Generally a Pretokenizer + BPE is better.

However, if you are a beginner just trying to get your hands dirty, just a quick and simple SentencePiece will work.

kehan1 · February 17, 2022, 1:37am

Thanks so much for you reply. I have finished my start on OpenNMT, and currently I am working on improving my model. I decide to use PKUseg tokenizer on Chinese corpus and the use sentencepiece BPE model. I am not sure what vocab size would be a suggested number? I set 32k for size 10 million corpus right now, and I would improve my corpus to size 100 million, and do I need to improve the vocab size respectively?

Thanks,
Kehan.

ymoslem · February 17, 2022, 6:21pm

This is a very important question, especially for Asian languages. I would be interested in listening to @JptoEn input here for Japanese.

Generally speaking, according to this paper, it seems that bigger datasets benefit more from larger vocabulary. It seems also that after 50K vocab size, we start to have diminishing returns.

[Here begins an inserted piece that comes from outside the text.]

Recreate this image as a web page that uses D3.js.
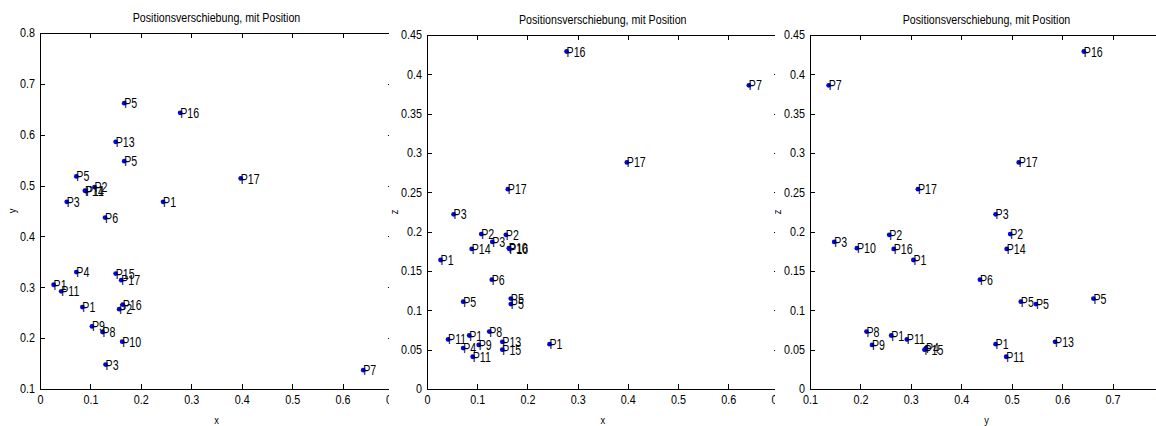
<!DOCTYPE html>
<html>
<head>
<meta charset="utf-8">
<script src="https://cdn.jsdelivr.net/npm/d3@7"></script>
<style>
body { margin: 0; background: #fff; }
svg text { font-family: "Liberation Sans", Arial, sans-serif; fill: #000; }
</style>
</head>
<body>
<svg id="mainsvg" width="1156" height="426"></svg>
<script>
// point labels and 3D coordinates (read from the three projections)
const names = ['P1','P1','P1','P2','P2','P3','P3','P4','P5','P5','P5','P6','P7','P8','P9','P10',
               'P11','P11','P13','P14','P15','P16','P16','P17','P17'];
const xs = [0.027,0.084,0.244,0.108,0.157,0.053,0.130,0.072,0.167,0.167,0.072,0.129,0.641,0.124,0.103,0.163,
            0.042,0.091,0.150,0.089,0.150,0.278,0.164,0.398,0.161];
const ys = [0.305,0.261,0.468,0.497,0.257,0.468,0.148,0.330,0.662,0.548,0.518,0.437,0.137,0.212,0.223,0.193,
            0.292,0.489,0.586,0.490,0.327,0.643,0.266,0.514,0.314];
const zs = [0.164,0.068,0.057,0.197,0.196,0.222,0.187,0.052,0.115,0.108,0.111,0.139,0.386,0.073,0.056,0.179,
            0.063,0.041,0.060,0.178,0.050,0.429,0.178,0.288,0.254];

const title = 'Positionsverschiebung, mit Position';
const xTicks1 = [0,0.1,0.2,0.3,0.4,0.5,0.6,0.7];
const yTicks1 = [0.1,0.2,0.3,0.4,0.5,0.6,0.7,0.8];
const zTicks = [0,0.05,0.1,0.15,0.2,0.25,0.3,0.35,0.4,0.45];
const yTicks3 = [0.1,0.2,0.3,0.4,0.5,0.6,0.7,0.8];

let svg = d3.select('#mainsvg');
const fmt = d => String(+d.toFixed(2));

const panels = [
  {h: xs, v: ys, hdom: [0,0.7], vdom: [0.1,0.8], ht: xTicks1, vt: yTicks1, hl: 'x', vl: 'y',
   x0: 40, x1: 393, top: 33, bot: 389, clipL: 0, clipR: 389, vlx: 12},
  {h: xs, v: zs, hdom: [0,0.7], vdom: [0,0.45], ht: xTicks1, vt: zTicks, hl: 'x', vl: 'z',
   x0: 427, x1: 778.5, top: 35, bot: 389, clipL: 389, clipR: 775, vlx: 394},
  {h: ys, v: zs, hdom: [0.1,0.8], vdom: [0,0.45], ht: yTicks3, vt: zTicks, hl: 'y', vl: 'z',
   x0: 810, x1: 1163, top: 35, bot: 389, clipL: 775, clipR: 1156, vlx: 777}
];

const defs = svg.append('defs');

panels.forEach((p, i) => {
  defs.append('clipPath').attr('id', 'clip' + i)
    .append('rect').attr('x', p.clipL).attr('y', 0)
    .attr('width', p.clipR - p.clipL).attr('height', 426);

  const g = svg.append('g').attr('clip-path', `url(#clip${i})`);

  const hx = d3.scaleLinear().domain(p.hdom).range([p.x0, p.x1]);
  const vy = d3.scaleLinear().domain(p.vdom).range([p.bot, p.top]);

  const styleAxis = sel => {
    sel.selectAll('path, line').attr('stroke', '#000').attr('shape-rendering', 'crispEdges');
    sel.selectAll('text').attr('font-size', 12).attr('fill', '#000');
  };

  // bottom + left with labels, top + right only ticks (all inward)
  g.append('g').attr('transform', `translate(0,${p.bot})`)
    .call(d3.axisBottom(hx).tickValues(p.ht).tickFormat(fmt).tickSize(-5).tickSizeOuter(0).tickPadding(6))
    .call(styleAxis)
    .selectAll('text').attr('transform', 'scale(0.9,1)');
  g.append('g').attr('transform', `translate(0,${p.top})`)
    .call(d3.axisTop(hx).tickValues(p.ht).tickFormat('').tickSize(-5).tickSizeOuter(0))
    .call(styleAxis);
  g.append('g').attr('transform', `translate(${p.x0},0)`)
    .call(d3.axisLeft(vy).tickValues(p.vt).tickFormat(fmt).tickSize(-5).tickSizeOuter(0).tickPadding(5))
    .call(styleAxis)
    .selectAll('text').attr('transform', 'scale(0.9,1)');
  g.append('g').attr('transform', `translate(${p.x1},0)`)
    .call(d3.axisRight(vy).tickValues(p.vt).tickFormat('').tickSize(-5).tickSizeOuter(0))
    .call(styleAxis);

  // keep scaled tick labels anchored at their own position
  g.selectAll('.tick text').attr('transform-origin', function() {
    return `${d3.select(this).attr('x') || 0} ${d3.select(this).attr('y') || 0}`;
  });

  // title
  const cx = (p.x0 + p.x1) / 2;
  g.append('text').attr('transform', `translate(${cx},${p.top - 11}) scale(0.82,1)`)
    .attr('text-anchor', 'middle').attr('font-size', 13).text(title);

  // axis labels
  g.append('text').attr('transform', `translate(${cx},${p.bot + 35}) scale(0.85,1)`)
    .attr('text-anchor', 'middle').attr('font-size', 11).text(p.hl);
  g.append('text').attr('transform', `translate(${p.vlx},${(p.top + p.bot) / 2}) rotate(-90) scale(0.85,1)`)
    .attr('text-anchor', 'middle').attr('dy', '0.35em').attr('font-size', 11).text(p.vl);

  // points + labels
  const pts = g.append('g').selectAll('g').data(names.map((n, k) => ({n, h: p.h[k], v: p.v[k]})))
    .enter().append('g')
    .attr('transform', d => `translate(${hx(d.h)},${vy(d.v)})`);
  pts.append('circle').attr('r', 2.4).attr('fill', '#0000ff');
  pts.append('text').attr('transform', 'scale(0.76,1)')
    .attr('x', 0).attr('dy', '0.36em').attr('font-size', 14).text(d => d.n);
});
</script>
</body>
</html>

Please note the paper experiment with a separate vocab for each language. If you rather use shared vocab, you might want to experiment with bigger values.

Good, just be careful if these datasets include some crawled data, this might result in lower quality. In all cases, you have to carefully filter them. So, to be able to evaluate your results more accurately, first experiment with the same parameters as your baseline model, so that you can control variables of your experiment.

All the best,
Yasmin

JptoEn · February 17, 2022, 6:41pm

I think there was this idea from the sentencepiece experiments as James states.

“The selection of vocabulary size for SentencePiece is sensitive in English to Japanese. This is probably because the vocabulary size will drastically affect the tokenization results in Japanese which has no explicit spaces between words.”

However this can be fixed with pre-tokenization (I used Neologd), then results should improve with vocab size with diminishing returns like you say. I used 100k with Unigram for my final model.